[EXERCISE REQUIREMENTS] Find the lines below that contain the string "with". Copy each one.
>> begin DATASET CONTENT
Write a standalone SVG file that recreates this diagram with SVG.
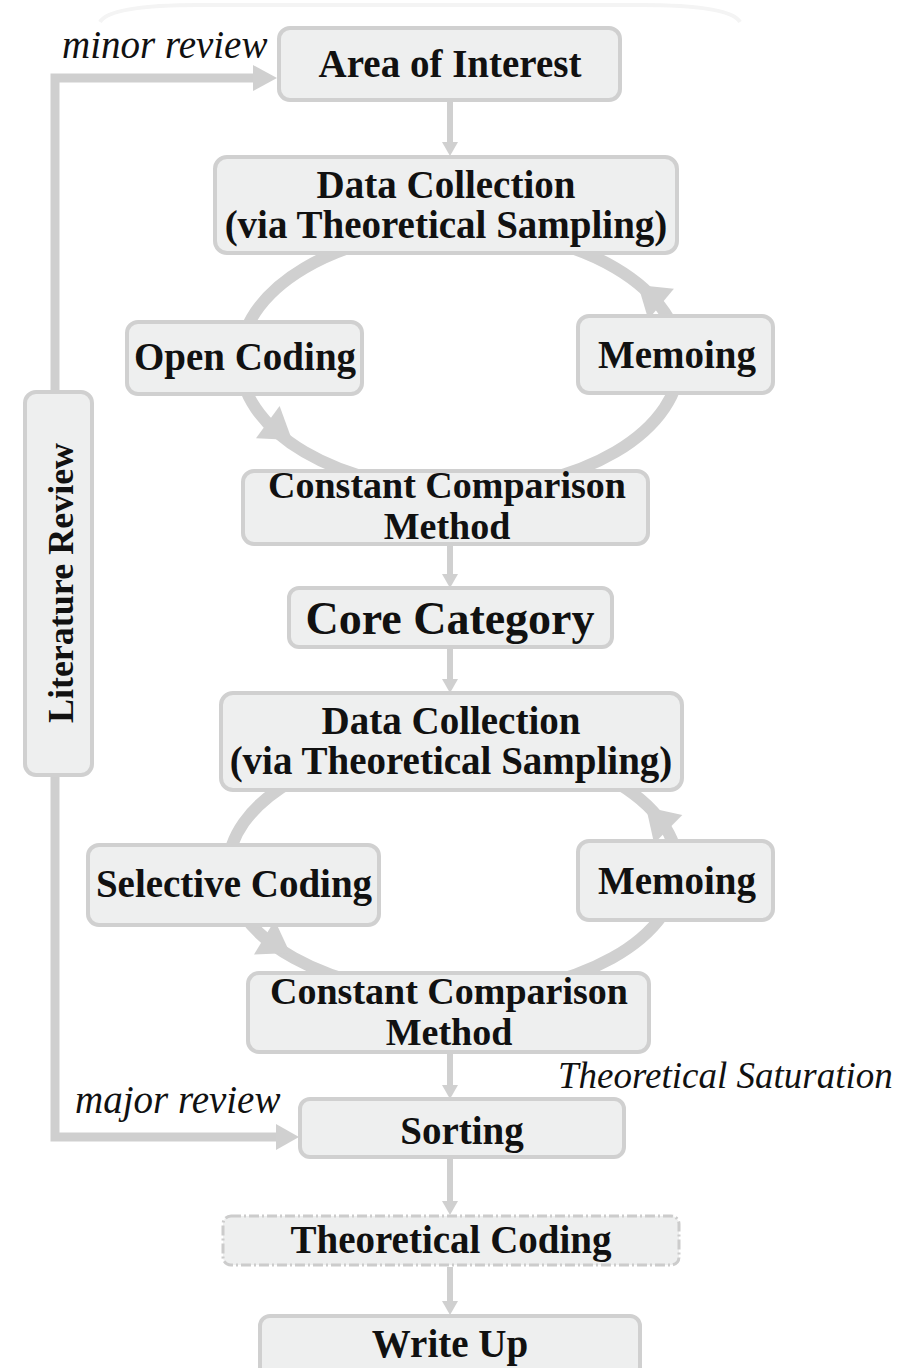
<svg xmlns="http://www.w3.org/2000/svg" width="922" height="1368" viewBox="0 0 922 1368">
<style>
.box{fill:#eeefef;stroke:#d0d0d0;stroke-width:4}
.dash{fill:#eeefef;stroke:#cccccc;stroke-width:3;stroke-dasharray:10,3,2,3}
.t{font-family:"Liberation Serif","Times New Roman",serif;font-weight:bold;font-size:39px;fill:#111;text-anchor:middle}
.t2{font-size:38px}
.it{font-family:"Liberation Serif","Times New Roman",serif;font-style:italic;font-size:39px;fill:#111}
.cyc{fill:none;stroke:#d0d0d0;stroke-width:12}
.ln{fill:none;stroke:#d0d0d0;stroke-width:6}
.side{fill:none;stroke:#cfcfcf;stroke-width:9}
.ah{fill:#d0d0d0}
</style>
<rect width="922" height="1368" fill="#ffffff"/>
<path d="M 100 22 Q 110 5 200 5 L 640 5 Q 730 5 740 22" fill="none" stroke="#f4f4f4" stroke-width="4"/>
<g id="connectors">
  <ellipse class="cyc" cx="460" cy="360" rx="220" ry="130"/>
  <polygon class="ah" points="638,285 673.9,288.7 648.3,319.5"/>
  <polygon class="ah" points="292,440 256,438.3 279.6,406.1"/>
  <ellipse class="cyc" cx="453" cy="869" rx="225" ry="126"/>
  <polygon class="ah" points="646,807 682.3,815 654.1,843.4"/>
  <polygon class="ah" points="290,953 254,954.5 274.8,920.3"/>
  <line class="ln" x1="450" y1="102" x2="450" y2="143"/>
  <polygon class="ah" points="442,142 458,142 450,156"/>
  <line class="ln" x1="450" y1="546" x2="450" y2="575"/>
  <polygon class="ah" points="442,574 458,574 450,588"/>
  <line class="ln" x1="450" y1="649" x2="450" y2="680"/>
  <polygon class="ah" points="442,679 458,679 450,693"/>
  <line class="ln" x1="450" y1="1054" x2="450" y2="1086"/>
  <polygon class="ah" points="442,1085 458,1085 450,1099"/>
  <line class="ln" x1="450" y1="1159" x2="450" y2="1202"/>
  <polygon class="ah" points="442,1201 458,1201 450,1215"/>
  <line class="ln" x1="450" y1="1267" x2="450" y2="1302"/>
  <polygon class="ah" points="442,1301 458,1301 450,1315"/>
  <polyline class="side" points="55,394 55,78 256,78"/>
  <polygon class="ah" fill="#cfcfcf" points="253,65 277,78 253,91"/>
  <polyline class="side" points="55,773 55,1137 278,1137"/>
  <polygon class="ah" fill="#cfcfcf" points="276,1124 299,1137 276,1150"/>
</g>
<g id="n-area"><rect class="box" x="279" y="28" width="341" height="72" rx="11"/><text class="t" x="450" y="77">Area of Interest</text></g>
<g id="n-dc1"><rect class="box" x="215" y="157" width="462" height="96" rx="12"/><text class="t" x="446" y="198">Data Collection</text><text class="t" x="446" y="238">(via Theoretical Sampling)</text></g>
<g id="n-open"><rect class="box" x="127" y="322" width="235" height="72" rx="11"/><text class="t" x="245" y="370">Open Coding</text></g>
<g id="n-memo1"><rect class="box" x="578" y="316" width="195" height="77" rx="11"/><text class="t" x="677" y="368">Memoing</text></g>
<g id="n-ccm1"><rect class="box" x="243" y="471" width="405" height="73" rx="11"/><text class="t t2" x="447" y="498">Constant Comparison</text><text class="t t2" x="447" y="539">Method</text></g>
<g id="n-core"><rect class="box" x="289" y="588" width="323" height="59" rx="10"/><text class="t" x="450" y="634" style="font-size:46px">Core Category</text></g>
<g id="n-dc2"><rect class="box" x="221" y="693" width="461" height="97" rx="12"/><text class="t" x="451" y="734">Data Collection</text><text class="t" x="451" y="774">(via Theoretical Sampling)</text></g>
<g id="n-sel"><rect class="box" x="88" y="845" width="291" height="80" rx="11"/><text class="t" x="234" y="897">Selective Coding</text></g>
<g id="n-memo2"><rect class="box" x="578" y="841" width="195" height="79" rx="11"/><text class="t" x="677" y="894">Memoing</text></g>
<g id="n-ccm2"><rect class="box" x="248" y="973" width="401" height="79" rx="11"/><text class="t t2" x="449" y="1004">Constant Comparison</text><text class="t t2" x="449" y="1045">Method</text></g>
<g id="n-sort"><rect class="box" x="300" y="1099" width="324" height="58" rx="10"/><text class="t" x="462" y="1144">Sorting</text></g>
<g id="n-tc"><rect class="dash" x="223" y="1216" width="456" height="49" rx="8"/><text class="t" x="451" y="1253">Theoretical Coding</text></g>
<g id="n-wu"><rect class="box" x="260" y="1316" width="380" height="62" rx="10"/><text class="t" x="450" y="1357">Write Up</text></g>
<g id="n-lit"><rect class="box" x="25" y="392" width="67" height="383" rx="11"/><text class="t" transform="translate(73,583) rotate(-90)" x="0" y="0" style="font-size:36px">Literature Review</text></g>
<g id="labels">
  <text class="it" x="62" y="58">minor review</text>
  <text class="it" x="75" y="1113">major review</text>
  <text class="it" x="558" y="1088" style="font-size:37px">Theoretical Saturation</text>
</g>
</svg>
>> end DATASET CONTENT
>> begin DATASET CONTENT
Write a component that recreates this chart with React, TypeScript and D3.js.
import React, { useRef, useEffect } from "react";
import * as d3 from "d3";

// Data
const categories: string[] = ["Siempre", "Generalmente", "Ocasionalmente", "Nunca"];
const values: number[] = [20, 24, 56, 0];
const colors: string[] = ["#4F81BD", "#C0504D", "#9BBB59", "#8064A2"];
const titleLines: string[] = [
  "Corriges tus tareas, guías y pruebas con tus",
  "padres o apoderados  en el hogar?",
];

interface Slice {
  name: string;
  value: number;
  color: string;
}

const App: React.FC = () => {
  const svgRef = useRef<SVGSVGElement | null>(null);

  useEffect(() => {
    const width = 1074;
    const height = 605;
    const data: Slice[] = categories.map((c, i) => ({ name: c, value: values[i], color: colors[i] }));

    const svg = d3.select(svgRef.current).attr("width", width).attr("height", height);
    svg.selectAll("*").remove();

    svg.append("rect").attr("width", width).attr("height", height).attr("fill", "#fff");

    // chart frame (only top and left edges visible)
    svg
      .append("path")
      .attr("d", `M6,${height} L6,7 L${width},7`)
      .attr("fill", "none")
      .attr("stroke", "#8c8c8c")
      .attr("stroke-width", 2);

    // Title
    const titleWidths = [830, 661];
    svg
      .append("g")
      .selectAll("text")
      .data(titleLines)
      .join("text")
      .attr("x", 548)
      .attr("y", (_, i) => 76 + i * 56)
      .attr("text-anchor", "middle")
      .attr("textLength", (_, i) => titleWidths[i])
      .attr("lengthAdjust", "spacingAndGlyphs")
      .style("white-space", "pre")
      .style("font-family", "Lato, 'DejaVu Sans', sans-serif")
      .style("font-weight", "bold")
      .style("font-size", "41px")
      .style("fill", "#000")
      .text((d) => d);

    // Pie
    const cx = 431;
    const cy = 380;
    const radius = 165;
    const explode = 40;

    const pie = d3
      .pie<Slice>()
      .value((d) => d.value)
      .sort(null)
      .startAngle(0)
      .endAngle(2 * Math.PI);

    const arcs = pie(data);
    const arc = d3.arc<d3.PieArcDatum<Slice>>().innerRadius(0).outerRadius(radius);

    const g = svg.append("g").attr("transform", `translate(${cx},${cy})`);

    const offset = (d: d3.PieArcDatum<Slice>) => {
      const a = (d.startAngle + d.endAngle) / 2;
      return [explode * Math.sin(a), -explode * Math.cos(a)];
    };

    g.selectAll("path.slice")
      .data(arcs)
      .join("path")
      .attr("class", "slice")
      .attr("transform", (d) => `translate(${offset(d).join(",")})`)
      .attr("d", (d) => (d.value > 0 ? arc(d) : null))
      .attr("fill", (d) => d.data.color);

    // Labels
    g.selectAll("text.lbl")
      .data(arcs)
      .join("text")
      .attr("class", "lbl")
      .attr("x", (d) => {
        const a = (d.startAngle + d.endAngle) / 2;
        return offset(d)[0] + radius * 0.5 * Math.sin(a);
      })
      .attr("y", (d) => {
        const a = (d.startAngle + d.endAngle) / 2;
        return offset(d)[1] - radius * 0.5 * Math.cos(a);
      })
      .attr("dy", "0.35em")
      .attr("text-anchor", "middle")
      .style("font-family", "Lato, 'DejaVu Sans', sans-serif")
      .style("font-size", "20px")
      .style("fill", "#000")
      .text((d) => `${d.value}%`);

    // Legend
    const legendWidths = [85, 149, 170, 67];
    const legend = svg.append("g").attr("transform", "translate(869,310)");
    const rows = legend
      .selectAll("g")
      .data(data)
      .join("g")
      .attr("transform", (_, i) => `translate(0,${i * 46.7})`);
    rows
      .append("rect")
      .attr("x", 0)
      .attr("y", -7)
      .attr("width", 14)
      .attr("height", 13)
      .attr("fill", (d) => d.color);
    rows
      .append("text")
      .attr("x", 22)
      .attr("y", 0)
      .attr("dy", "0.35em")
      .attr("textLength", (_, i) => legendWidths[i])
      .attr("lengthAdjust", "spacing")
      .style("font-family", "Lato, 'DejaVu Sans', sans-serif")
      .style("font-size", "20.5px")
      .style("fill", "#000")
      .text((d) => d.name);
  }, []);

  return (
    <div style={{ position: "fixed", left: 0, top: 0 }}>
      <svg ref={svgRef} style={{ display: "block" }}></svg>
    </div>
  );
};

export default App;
>> end DATASET CONTENT
>> begin DATASET CONTENT
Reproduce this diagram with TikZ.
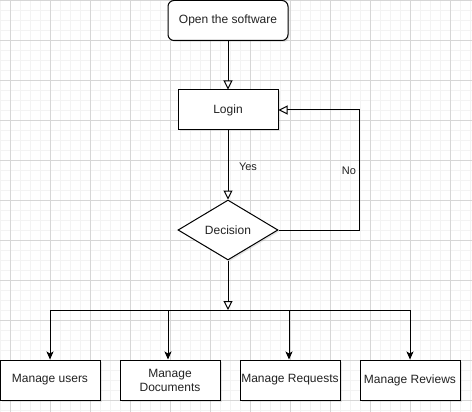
>> end DATASET CONTENT
[PROBLEM SOLUTION]
Write a standalone SVG file that recreates this diagram with SVG.
Write a component that recreates this chart with React, TypeScript and D3.js.
Reproduce this diagram with TikZ.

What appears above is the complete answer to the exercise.